** What to produce **
Write out the records below from the first line through the line containing "ligne([242, 602], [4, 4], 1.2)", leaving out any pictures.
━━━ Records provided
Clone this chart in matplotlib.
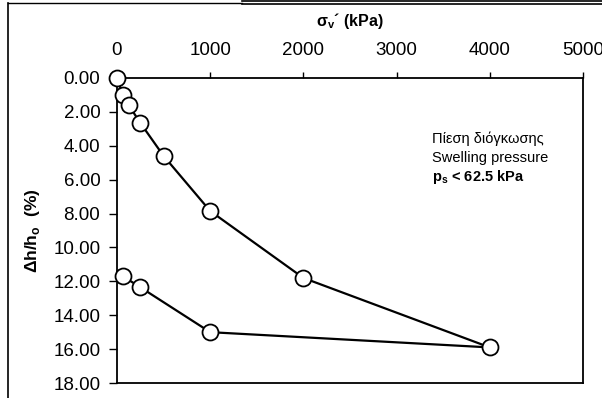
import numpy as np
import matplotlib.pyplot as plt
from matplotlib.lines import Line2D
from matplotlib.ticker import FormatStrFormatter

plt.rcParams['font.family'] = ['Liberation Sans', 'DejaVu Sans']

# τάση (kPa) και παραμόρφωση (%) - φόρτιση και αποφόρτιση
sigma_v = [0, 62.5, 125, 250, 500, 1000, 2000, 4000, 1000, 250, 62.5]
dh_h0 = [0.0, 1.0, 1.6, 2.65, 4.6, 7.85, 11.8, 15.9, 15.0, 12.35, 11.7]
x_ticks = [0, 1000, 2000, 3000, 4000, 5000]
y_ticks = [0, 2, 4, 6, 8, 10, 12, 14, 16, 18]

W, H = 602, 398
fig = plt.figure(figsize=(W/100, H/100), dpi=100)
ax = fig.add_axes([117/W, 1-383/H, (583-117)/W, (383-78)/H])

ax.plot(sigma_v, dh_h0, c="k", lw=1.6, marker="o", ms=11.5,
        mfc="white", mec="k", mew=1.3, clip_on=False, zorder=3)

ax.set_xlim(0, 5000)
ax.set_ylim(18, 0)
ax.set_xticks(x_ticks)
ax.set_yticks(y_ticks)
ax.yaxis.set_major_formatter(FormatStrFormatter("%.2f"))
ax.xaxis.tick_top()
ax.xaxis.set_label_position("top")
ax.tick_params(axis="x", direction="out", length=4, width=1, labelsize=13.5, pad=10)
ax.tick_params(axis="y", direction="out", length=6, width=1, labelsize=13.5, pad=6)
for s in ax.spines.values():
    s.set_linewidth(1.3)

ax.set_xlabel(r"σ$_\mathregular{v}$´ (kPa)", fontsize=11.5, fontweight="bold", labelpad=11)
ax.set_ylabel(r"Δh/h$_\mathregular{o}$  (%)", fontsize=12.5, fontweight="bold", labelpad=8)

ax.text(0.676, 0.80, "Πίεση διόγκωσης", transform=ax.transAxes, fontsize=10.5, va="center")
ax.text(0.676, 0.738, "Swelling pressure", transform=ax.transAxes, fontsize=10.5, va="center")
ax.text(0.676, 0.676, r"p$_\mathregular{s}$ < 62.5 kPa", transform=ax.transAxes,
        fontsize=10.5, fontweight="bold", va="center")

# cadre du document
def ligne(x, y, lw):
    fig.add_artist(Line2D([xx/W for xx in x], [1-yy/H for yy in y],
                          transform=fig.transFigure, c="k", lw=lw))

ligne([8, 8], [3, 398], 1.2)
ligne([8, 242], [3, 3], 1.0)
ligne([242, 602], [1, 1], 1.2)
ligne([242, 602], [4, 4], 1.2)

fig.savefig("out.png", dpi=100)
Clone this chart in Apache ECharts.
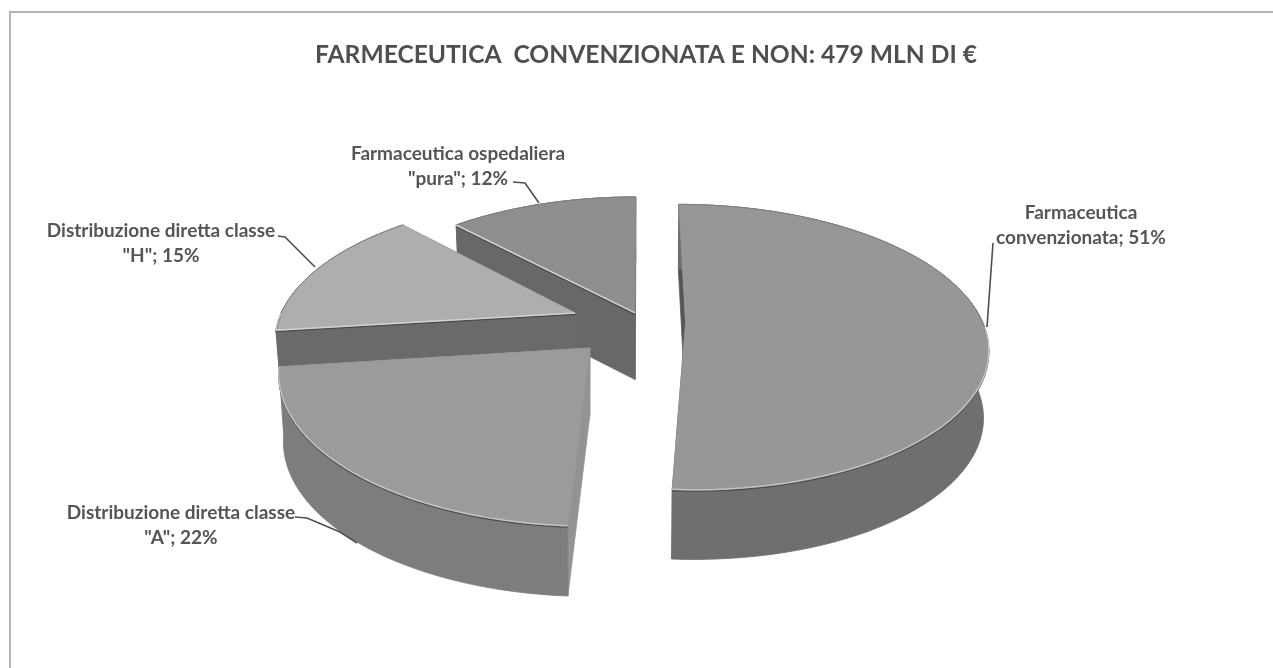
<!DOCTYPE html>
<html><head><meta charset="utf-8">
<style>html,body{margin:0;padding:0;background:#fff}#c{width:1273px;height:668px}</style>
<script src="https://cdn.jsdelivr.net/npm/echarts@6/dist/echarts.min.js"></script>
</head><body><div id="c"></div>
<script>
const titleText = 'FARMECEUTICA  CONVENZIONATA E NON: 479 MLN DI €';
const categories = ['Farmaceutica\nconvenzionata', 'Distribuzione diretta classe\n"A"', 'Distribuzione diretta classe\n"H"', 'Farmaceutica ospedaliera\n"pura"'];
const values = [51, 22, 15, 12];

// Presentation of each slice, same order as the data
const explode = [[0.153, -0.05], [0.016, 0.125], [-0.221, -0.124], [-0.017, -0.124]];
const viewX = [640, 585, 640, 640];
const topColor = ['#979797', '#9b9b9b', '#aeaeae', '#8e8e8e'];
const rimColor = ['#6f6f6f', '#7d7d7d', '#6a6a6a', '#686868'];
const cutColor = ['#555555', '#939393', '#6a6a6a', '#686868'];
const stack = [1, 3, 2, 0];
const labelBox = [[1081, 225], [181, 525], [161, 243], [458, 166]];
const leaders = [
  [[993, 243], [987, 327]],
  [[295, 517], [307, 518], [340, 532], [357, 543]],
  [[278, 236], [285, 237], [315, 267]],
  [[513, 182], [525, 183], [539, 203]]
];

const CY = 330, R = 300, RY = 141, K = 0.17;
const project = (cx, X, Y, low) => {
  const w = 1 / (1 - K * Y);
  const y = CY + RY * Y * w + (low ? 53 + 14 * w : 0);
  return [cx + R * X * w * (low ? 0.985 : 1), y];
};
const total = values.reduce((a, b) => a + b, 0);

function renderItem(params, api) {
  const i = params.dataIndex;
  const before = values.slice(0, i).reduce((a, b) => a + b, 0);
  const a0 = before / total * 2 * Math.PI;
  const a1 = (before + api.value(0)) / total * 2 * Math.PI;
  const [ox, oy] = explode[i];
  const pt = (a, low) => project(viewX[i], ox + Math.sin(a), oy - Math.cos(a), low);
  const apex = low => project(viewX[i], ox, oy, low);
  const n = 80, arcT = [], arcB = [], front = [];
  for (let s = 0; s <= n; s++) {
    const a = a0 + (a1 - a0) * s / n;
    arcT.push(pt(a, false));
    arcB.push(pt(a, true));
    if (-Math.cos(a) > 0) front.push(pt(a, false));
  }
  const z = stack[i] * 10;
  const poly = (points, fill, zz) => ({ type: 'polygon', z2: z + zz, shape: { points },
    style: { fill, stroke: fill, lineWidth: 0.8 } });
  const line = (points, stroke, w, zz) => ({ type: 'polyline', z2: z + zz, shape: { points },
    style: { fill: 'none', stroke, lineWidth: w } });
  const children = [
    poly([apex(false), pt(a0, false), pt(a0, true), apex(true)], cutColor[i], 1),
    poly([apex(false), pt(a1, false), pt(a1, true), apex(true)], cutColor[i], 1),
    poly(arcT.concat(arcB.slice().reverse()), rimColor[i], 2),
    poly([apex(false)].concat(arcT), topColor[i], 3),
    line(arcT, '#7d7d7d', 1, 4)
  ];
  if (front.length) {
    children.push(line(front.map(p => [p[0], p[1] + 1.5]), '#4e4e4e', 1.2, 5));
    children.push(line(front, '#c4c4c4', 1.5, 6));
  }
  const normal = a0 - Math.PI / 2;
  if (-Math.cos(normal) > 0.3) {
    const e = [apex(false), pt(a0, false)];
    children.push(line(e.map(p => [p[0], p[1] + 1.5]), '#4a4a4a', 1.2, 5));
    children.push(line(e, '#d2d2d2', 1.5, 6));
  }
  return { type: 'group', children };
}

const graphic = [
  { type: 'polyline', shape: { points: [[1273, 12], [10, 12], [10, 668]] }, style: { fill: 'none', stroke: '#b4b4b4', lineWidth: 2 } }
];
categories.forEach((c, i) => {
  graphic.push({ type: 'polyline', z: 20, shape: { points: leaders[i] }, style: { fill: 'none', stroke: '#505050', lineWidth: 1.6 } });
  graphic.push({ type: 'text', z: 20, x: labelBox[i][0], y: labelBox[i][1],
    style: { text: c + '; ' + values[i] + '%', fill: '#555555', align: 'center', verticalAlign: 'middle',
      font: 'bold 19px Lato, "Open Sans", sans-serif', lineHeight: 25 } });
});

const chart = echarts.init(document.getElementById('c'), null, { renderer: 'canvas' });
chart.setOption({
  backgroundColor: '#ffffff',
  animation: false,
  title: { text: titleText, left: 641, top: 38, textAlign: 'center',
    textStyle: { color: '#4f4f4f', fontFamily: 'Lato', fontWeight: 'bold', fontSize: 24.6 } },
  series: [{ type: 'custom', coordinateSystem: 'none', renderItem, data: values.map((v, i) => ({ name: categories[i], value: [v] })), silent: true }],
  graphic
});
</script></body></html>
━━━━━━
** Full response **
Clone this chart in matplotlib.
import numpy as np
import matplotlib.pyplot as plt
from matplotlib.lines import Line2D
from matplotlib.ticker import FormatStrFormatter

plt.rcParams['font.family'] = ['Liberation Sans', 'DejaVu Sans']

# τάση (kPa) και παραμόρφωση (%) - φόρτιση και αποφόρτιση
sigma_v = [0, 62.5, 125, 250, 500, 1000, 2000, 4000, 1000, 250, 62.5]
dh_h0 = [0.0, 1.0, 1.6, 2.65, 4.6, 7.85, 11.8, 15.9, 15.0, 12.35, 11.7]
x_ticks = [0, 1000, 2000, 3000, 4000, 5000]
y_ticks = [0, 2, 4, 6, 8, 10, 12, 14, 16, 18]

W, H = 602, 398
fig = plt.figure(figsize=(W/100, H/100), dpi=100)
ax = fig.add_axes([117/W, 1-383/H, (583-117)/W, (383-78)/H])

ax.plot(sigma_v, dh_h0, c="k", lw=1.6, marker="o", ms=11.5,
        mfc="white", mec="k", mew=1.3, clip_on=False, zorder=3)

ax.set_xlim(0, 5000)
ax.set_ylim(18, 0)
ax.set_xticks(x_ticks)
ax.set_yticks(y_ticks)
ax.yaxis.set_major_formatter(FormatStrFormatter("%.2f"))
ax.xaxis.tick_top()
ax.xaxis.set_label_position("top")
ax.tick_params(axis="x", direction="out", length=4, width=1, labelsize=13.5, pad=10)
ax.tick_params(axis="y", direction="out", length=6, width=1, labelsize=13.5, pad=6)
for s in ax.spines.values():
    s.set_linewidth(1.3)

ax.set_xlabel(r"σ$_\mathregular{v}$´ (kPa)", fontsize=11.5, fontweight="bold", labelpad=11)
ax.set_ylabel(r"Δh/h$_\mathregular{o}$  (%)", fontsize=12.5, fontweight="bold", labelpad=8)

ax.text(0.676, 0.80, "Πίεση διόγκωσης", transform=ax.transAxes, fontsize=10.5, va="center")
ax.text(0.676, 0.738, "Swelling pressure", transform=ax.transAxes, fontsize=10.5, va="center")
ax.text(0.676, 0.676, r"p$_\mathregular{s}$ < 62.5 kPa", transform=ax.transAxes,
        fontsize=10.5, fontweight="bold", va="center")

# cadre du document
def ligne(x, y, lw):
    fig.add_artist(Line2D([xx/W for xx in x], [1-yy/H for yy in y],
                          transform=fig.transFigure, c="k", lw=lw))

ligne([8, 8], [3, 398], 1.2)
ligne([8, 242], [3, 3], 1.0)
ligne([242, 602], [1, 1], 1.2)
ligne([242, 602], [4, 4], 1.2)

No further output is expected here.